Since very few of the loan or credit agreements offers a long-term alternative to LIBOR for the calculation of interest, the interest rates related to the bank’s funding costs will need to be calculated manually for each interest period for each such loan or credit agreement. In view of the large number of loan or credit agreements referencing LIBOR, such manual calculation will prove difficult, or even impossible. The result will rather be that amendment agreements will have to be entered into for each loan or credit agreement referencing LIBOR, amending the agreements to reflect an alternative reference rate for the interest rate calculation. The users’ guide and Replacement Screen Rate Clause published by LMA could give useful guidance in this respect.

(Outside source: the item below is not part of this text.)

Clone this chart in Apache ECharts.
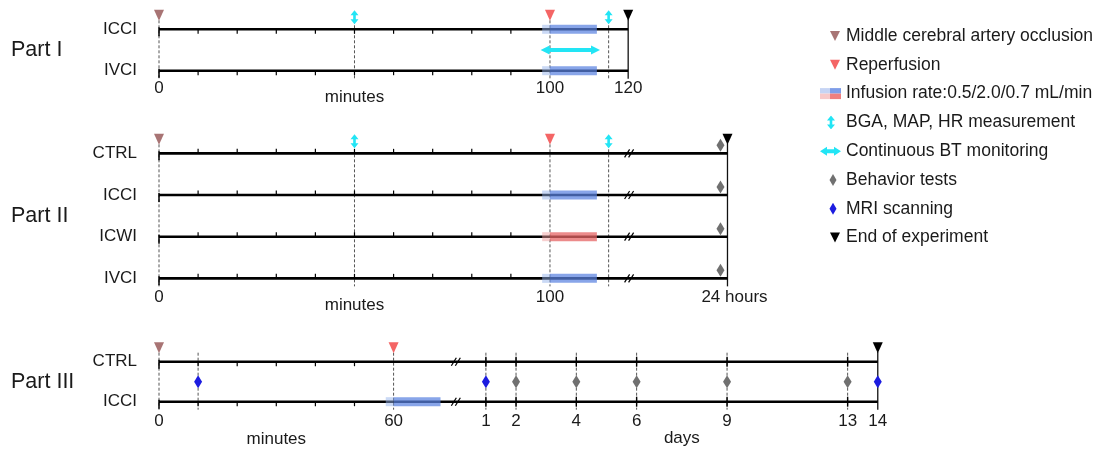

But even though the market has known about the cancellation of LIBOR for some time, the end of publication of LIBOR will potentially result in market disruptions. All companies with an exposure to LIBOR should therefore start preparing to transition their exposure away from LIBOR as soon as possible. The cancellation of LIBOR could have an impact on existing contracts, on a company’s liquidity, on its financial reporting and on tax (to mention a few). This again raises a number of questions and challenges, including which alternative reference rate to be used in existing and future contracts and agreements, which lender consent requirement should apply in loan agreements, whether the change in the reference rate would affect the pricing of the loan, who should cover the amendment costs and how a reference rate in a loan/credit agreement will relate to the reference rate under the relating interest rate hedging (to mention a few).

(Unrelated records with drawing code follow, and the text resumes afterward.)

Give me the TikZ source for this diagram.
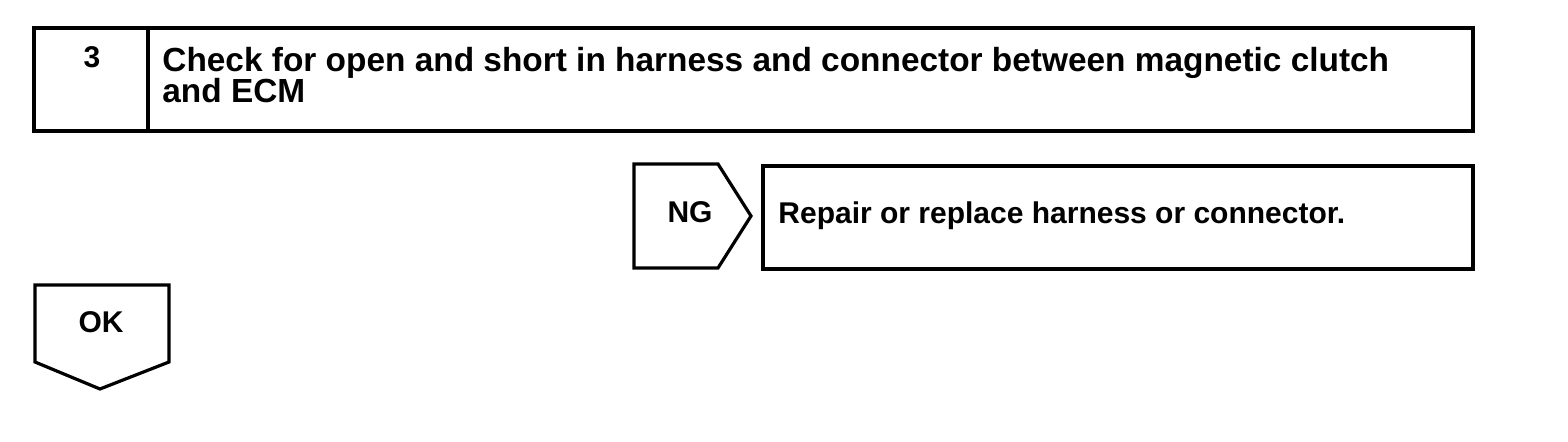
\documentclass[tikz,border=0pt]{standalone}
\usepackage{fontspec}
\setmainfont{Liberation Sans}
\usepackage{tikz}
\usetikzlibrary{calc}

\newcommand{\headfont}{\fontsize{16.7}{15.6}\selectfont\bfseries\setlength{\lineskiplimit}{-20pt}}

\tikzset{
  box/.style={draw, line width=1.6pt},
  lbl/.style={font=\fontsize{15}{15}\selectfont\bfseries, inner sep=0pt, anchor=base},
  head/.style={font=\headfont, inner sep=0pt},
}

\begin{document}
\begin{tikzpicture}[x=0.5pt, y=-0.5pt, line join=miter]
\useasboundingbox (0,0) rectangle (1568,442);

% step header
\draw[box] (34,28) rectangle (1473,131);
\draw[box] (148,28) -- (148,131);
\node[lbl] (num) at (92,68) {3};
\node[head, anchor=base west, align=left] (title) at (162,103)
  {Check for open and short in harness and connector between magnetic clutch\\and ECM};

% NG branch
\draw[box] (634,164) -- (718,164) -- (751,216) -- (718,268) -- (634,268) -- cycle;
\node[lbl] (ng) at (690,223) {NG};
\draw[box] (763,166) rectangle (1473,269);
\node[lbl, anchor=base west] (repair) at (778,224) {Repair or replace harness or connector.};

% OK branch
\draw[box] (35,285) -- (169,285) -- (169,362) -- (100,389) -- (35,362) -- cycle;
\node[lbl] (ok) at (101,333) {OK};
\end{tikzpicture}
\end{document}
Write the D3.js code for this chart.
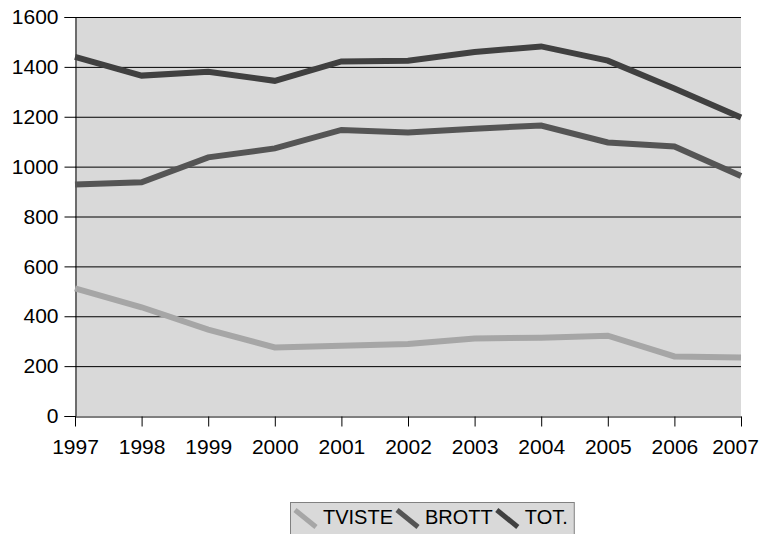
<!DOCTYPE html>
<html>
<head>
<meta charset="utf-8">
<script src="https://cdn.jsdelivr.net/npm/d3@7"></script>
<style>
  body { margin: 0; background: #fff; }
  svg { display: block; font-family: "Liberation Sans", Arial, sans-serif; }
</style>
</head>
<body>
<svg id="chart" width="760" height="534"></svg>
<script>
const years = ['1997', '1998', '1999', '2000', '2001', '2002', '2003', '2004', '2005', '2006', '2007'];
const tviste = [512, 436, 346, 275, 282, 289, 311, 314, 322, 239, 235];
const brott = [928, 937, 1037, 1073, 1147, 1137, 1152, 1165, 1097, 1081, 962];
const tot = [1440, 1365, 1380, 1344, 1422, 1425, 1460, 1482, 1425, 1313, 1197];
const yTicks = [0, 200, 400, 600, 800, 1000, 1200, 1400, 1600];

const series = [
  { name: 'TVISTE', values: tviste, color: '#a6a6a6' },
  { name: 'BROTT', values: brott, color: '#555555' },
  { name: 'TOT.', values: tot, color: '#404040' }
];

const margin = { top: 17, right: 19, bottom: 118, left: 75 };
const width = 760 - margin.left - margin.right;
const height = 534 - margin.top - margin.bottom;

const svg = d3.select('#chart');
const g = svg.append('g').attr('transform', `translate(${margin.left},${margin.top})`);

const x = d3.scalePoint().domain(years).range([0, width]);
const y = d3.scaleLinear().domain([0, 1600]).range([height, 0]);

// plot background
g.append('rect')
  .attr('width', width).attr('height', height)
  .attr('fill', '#d9d9d9');

// gridlines
g.append('g').selectAll('line').data(yTicks.filter(d => d > 0))
  .enter().append('line')
  .attr('x1', 0).attr('x2', width)
  .attr('y1', d => y(d) + 0.5).attr('y2', d => y(d) + 0.5)
  .attr('stroke', '#000').attr('stroke-width', 1);

// axes
const axisLeft = d3.axisLeft(y).tickValues(yTicks).tickFormat(d3.format('d')).tickSize(11).tickPadding(6);
const yAxis = g.append('g').attr('transform', 'translate(0.5,0)').call(axisLeft);
yAxis.select('.domain').attr('stroke', '#000');
yAxis.selectAll('text').attr('font-size', 21).attr('fill', '#000')
  .attr('font-family', '"Liberation Sans", Arial, sans-serif');

const axisBottom = d3.axisBottom(x).tickSize(10).tickPadding(13).tickSizeOuter(0);
const xAxis = g.append('g').attr('transform', `translate(0,${height + 0.5})`).call(axisBottom);
xAxis.select('.domain').attr('stroke', '#000');
xAxis.selectAll('text').attr('font-size', 21).attr('fill', '#000')
  .attr('font-family', '"Liberation Sans", Arial, sans-serif');
// keep the last year label inside the page
xAxis.selectAll('.tick').filter(d => d === years[years.length - 1])
  .select('text').attr('dx', -6);

// lines
const line = d3.line()
  .x((d, i) => x(years[i]))
  .y(d => y(d));

g.selectAll('.series').data(series)
  .enter().append('path')
  .attr('class', 'series')
  .attr('d', d => line(d.values))
  .attr('fill', 'none')
  .attr('stroke', d => d.color)
  .attr('stroke-width', 6)
  .attr('stroke-linejoin', 'miter');

// legend
const legend = svg.append('g').attr('transform', 'translate(290,502)');
const legendBox = legend.append('rect')
  .attr('x', 0.5).attr('y', 0.5).attr('height', 40)
  .attr('fill', '#d9d9d9').attr('stroke', '#808080');

let lx = 5;
series.forEach(s => {
  const item = legend.append('g').attr('transform', `translate(${lx},0)`);
  item.append('line')
    .attr('x1', 0).attr('y1', 8).attr('x2', 21).attr('y2', 25)
    .attr('stroke', s.color).attr('stroke-width', 5);
  const t = item.append('text')
    .attr('x', 28).attr('y', 22)
    .attr('font-size', 20).attr('fill', '#000')
    .text(s.name);
  lx += 28 + t.node().getComputedTextLength() + 4;
});
legendBox.attr('width', lx + 2);
</script>
</body>
</html>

The list of uncertainties is long and we are just beginning to see the start of the transition away from LIBOR. There are reason to believe that loan agreements entered into in the near future will have to deal with this uncertainty and offer a clear alternative to LIBOR or even better reference other interest rate benchmarks for the calculation of interest.
End note: For the Norwegian market, the Central Bank of Norway (Norges Bank)’s working group has recommended a reformed version of the Norwegian Overnight Weighted Average («NOWA«) as an alternative to NIBOR. Although there is an expectation that liquidity in NIBOR will gradually decline, there is no proposal yet to liquidate NIBOR. Therefore, there is reason to assume that the liquidation of LIBOR (and not NIBOR) will have more severe consequences for the Norwegian loan market than the reformation of NIBOR.